Hi all,

Aldrin wrote about standardized MESSAGING,
http://www.ietf.org/mail-archive/web/nvo3/current/msg01580.html.

I agree totally with Aldrin but there is more than MESSAGING packets
to the whole picture. If we want to automate things between the server
operational domain and the network operational domain more than
MESSAGING packets are needed, i.e. not only a location mapping
database but also some resource database(s).

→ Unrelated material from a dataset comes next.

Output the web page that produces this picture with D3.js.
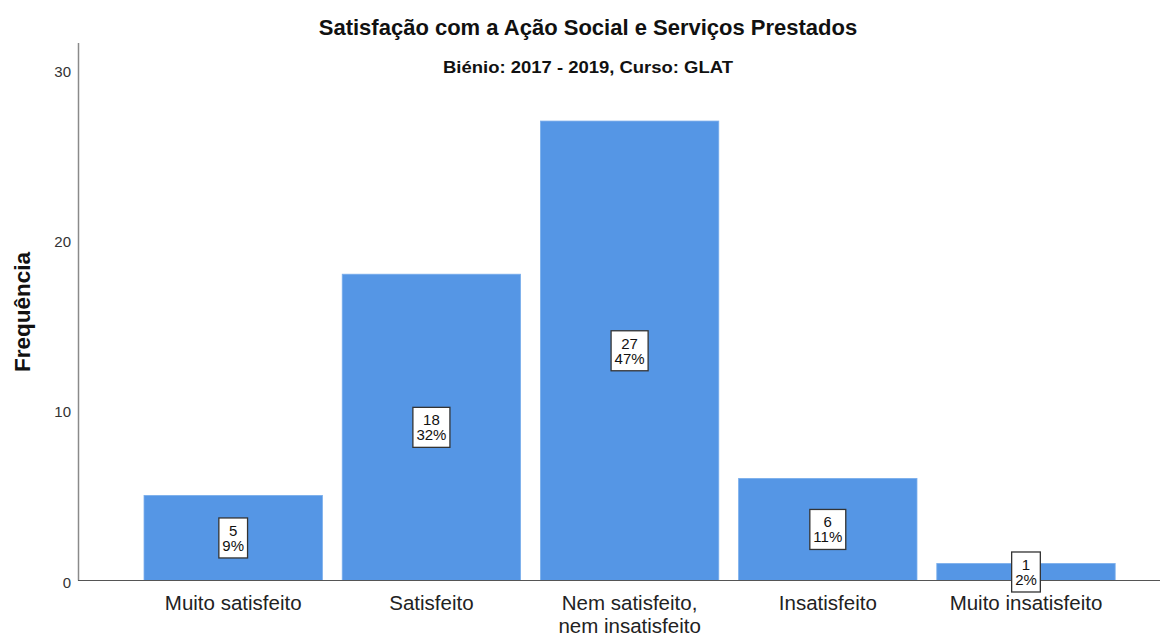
<!DOCTYPE html>
<html><head><meta charset="utf-8">
<script src="https://cdn.jsdelivr.net/npm/d3@7"></script>
<style>body{margin:0;background:#fff}svg{display:block}</style>
</head><body>
<svg id="c" width="1164" height="636"></svg>
<script>
const categories = [["Muito satisfeito"],["Satisfeito"],["Nem satisfeito,","nem insatisfeito"],["Insatisfeito"],["Muito insatisfeito"]];
const counts = [5,18,27,6,1];
const percents = ["9%","32%","47%","11%","2%"];
const yTicks = [0,10,20,30];
const title = "Satisfação com a Ação Social e Serviços Prestados";
const subtitle = "Biénio: 2017 - 2019, Curso: GLAT";
const yLabel = "Frequência";

const svg = d3.select("#c");
const font = "'Liberation Sans', Arial, sans-serif";
const x = d3.scaleBand().domain(d3.range(categories.length)).range([124.2,1135]).padding(0.1);
const y = d3.scaleLinear().domain([0,30]).range([580.5,70]);

// bars
svg.selectAll("rect.bar").data(counts).join("rect")
  .attr("x",(d,i)=>x(i)).attr("width",x.bandwidth())
  .attr("y",d=>y(d)).attr("height",d=>y(0)-y(d))
  .attr("fill","#5596E5").attr("stroke","#7aaeec").attr("stroke-width",0.8);

// axes
svg.append("line").attr("x1",78.5).attr("x2",78.5).attr("y1",43).attr("y2",y(0)).attr("stroke","#8a8a8a").attr("stroke-width",1.5);
svg.append("line").attr("x1",78).attr("x2",1160).attr("y1",y(0)).attr("y2",y(0)).attr("stroke","#555").attr("stroke-width",1.2);
svg.selectAll("text.yt").data(yTicks).join("text")
  .attr("x",71).attr("y",d=>y(d)+7).attr("text-anchor","end")
  .attr("font-family",font).attr("font-size",15).attr("fill","#333").text(d=>d);

// x labels (each line its own text element)
categories.forEach((lines,i)=>{
  lines.forEach((l,j)=>svg.append("text").attr("text-anchor","middle").attr("font-family",font)
    .attr("font-size",20.5).attr("fill","#222")
    .attr("x",x(i)+x.bandwidth()/2).attr("y",610+j*23).text(l));
});

// data labels
counts.forEach((d,i)=>{
  const cx = x(i)+x.bandwidth()/2, cy = y(d/2);
  const g = svg.append("g");
  const t = g.append("text").attr("text-anchor","middle").attr("font-family",font).attr("font-size",15).attr("fill","#111");
  t.append("tspan").attr("x",cx).attr("y",cy-2).text(d);
  t.append("tspan").attr("x",cx).attr("y",cy+13).text(percents[i]);
  const bb = t.node().getBBox();
  const w = bb.width+7;
  g.insert("rect","text").attr("x",cx-w/2).attr("y",cy-20).attr("width",w).attr("height",40)
    .attr("fill","#fff").attr("stroke","#333").attr("stroke-width",1.3);
});

// titles
svg.append("text").attr("x",588).attr("y",35).attr("text-anchor","middle").attr("font-family",font)
  .attr("font-weight","bold").attr("font-size",22).attr("fill","#111").text(title);
svg.append("text").attr("x",588).attr("y",73).attr("text-anchor","middle").attr("font-family",font)
  .attr("font-weight","bold").attr("font-size",16.5).attr("fill","#111")
  .attr("textLength",290).attr("lengthAdjust","spacingAndGlyphs").text(subtitle);
svg.append("text").attr("transform","translate(30,312) rotate(-90)").attr("text-anchor","middle").attr("font-family",font)
  .attr("font-weight","bold").attr("font-size",22.5).attr("fill","#111").text(yLabel);
</script>
</body></html>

I'm biased by SIP and going to use MESSAGING methods from SIP together
with a reference architecture and use cases in this post to explain my
vision of a NVO3 architecture. A SIP proxy is usually stateful, i.e.
it can keep track of sessions and you have a centralized place from
where you can collect data to generate an overview of your system. SIP
leverages distributed databases, you don't need to have all data in
one single database and the SIP UA uses the pull model the fetch
*desired* location and service related information from the databases.
BGP is sort of one single database; it is distributed to all peers and
the peer decides locally what to do with the data - it is the push
model, IMHO.

It is also easier to use SIP RFCs to describe MESSAGING methods in
this post, there is a lot of things to consider in MESSAGING methods
and it doesn't mean that the syntax should be like in SIP but you can
get an overview of the MESSAGING methods in the SIP RFCs and there are
years of experience behind those RFCs. So it is worthwhile to at least
to read the abstract/introduction of the mentioned RFCs in this post.
For example, Sunny wrote ,
http://www.ietf.org/mail-archive/web/nvo3/current/msg01596.html , "The
issue here is how to push endpoint updates to the NVE when endpoints
move" - this is the REFER method (if the endpoint in this context is
the NVE) or INFO method (if the endpoint is the VM).
Remember, no need to use the SIP syntax, instead focus on the
MESSAGING methods, i.e. how to setup, move and delete sessions
(tunnels).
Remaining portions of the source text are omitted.